Interestingly, the group-move rule doesn't help in deadlock situations — it actually makes them more complex, because moving a group to a new location can block the route to a different face-down card. The best prevention is consistent attention to face-down card exposure across all seven columns rather than focusing on building a single clean sequence.

History of Yukon Solitaire

Yukon Solitaire takes its name from Yukon Territory in northern Canada — the same geographic region that lent its name to the Klondike Gold Rush. The game appears to have developed as a deliberate variation on Klondike, introducing the group-move rule to make the game more completable and more strategically interesting.

The earliest documented references appear in mid-twentieth century card game collections under the name "Yukon." British card game reference books from the 1950s and 1960s list it as a distinct variant of Klondike. The connection to Klondike is direct: Yukon uses the identical initial deal and foundation rules, with only the movement rule changed.

Yukon Solitaire gained wider recognition through online solitaire collections in the late 1990s and 2000s. Because it's not included in Microsoft's default solitaire collection, it remained a niche variant until web-based solitaire catalogs started including it alongside Spider, FreeCell, and TriPeaks. Its significantly higher win rate compared to Klondike makes it a common recommendation for players who find Klondike frustrating.

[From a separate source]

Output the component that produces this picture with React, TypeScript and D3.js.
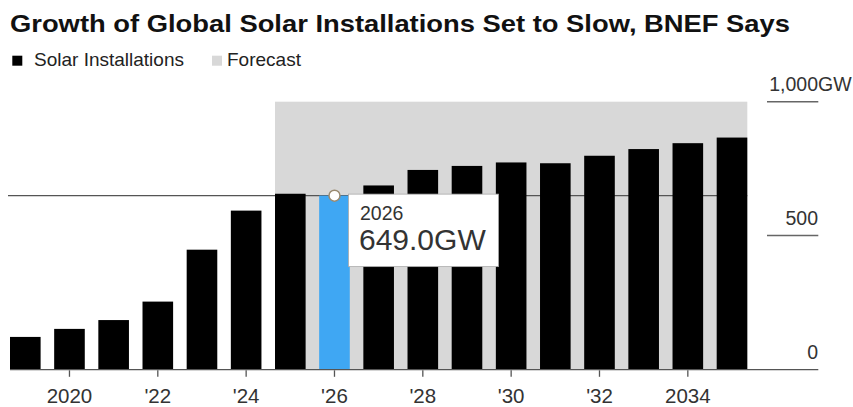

Frequently asked questions

What is Yukon Solitaire?

Yukon Solitaire is a single-player card game that plays like Klondike with one key difference: you can move any face-up card onto a valid tableau target, and all face-up cards on top of it come along, regardless of their internal order. There is no stock — all 52 cards are dealt to the seven-column tableau at the start.

How is Yukon Solitaire different from Klondike?

Three main differences: (1) There is no stock pile — all 52 cards are dealt to the tableau at the start. (2) You can move any face-up card as the bottom of a moving group, with all face-up cards above it moving along, even if they don't form a valid sequence. (3) Win rates are much higher — around 70% for careful players versus 30–50% for Klondike.

Can you move any face-up card in Yukon Solitaire?

Yes — that's the defining rule. Any face-up card in the tableau can be picked up and moved to a valid destination (a card that is opposite color and one rank higher), and every face-up card stacked on top of it comes along as a group. The group doesn't need to be in valid sequence internally. Only the bottom card of the group needs to match the destination.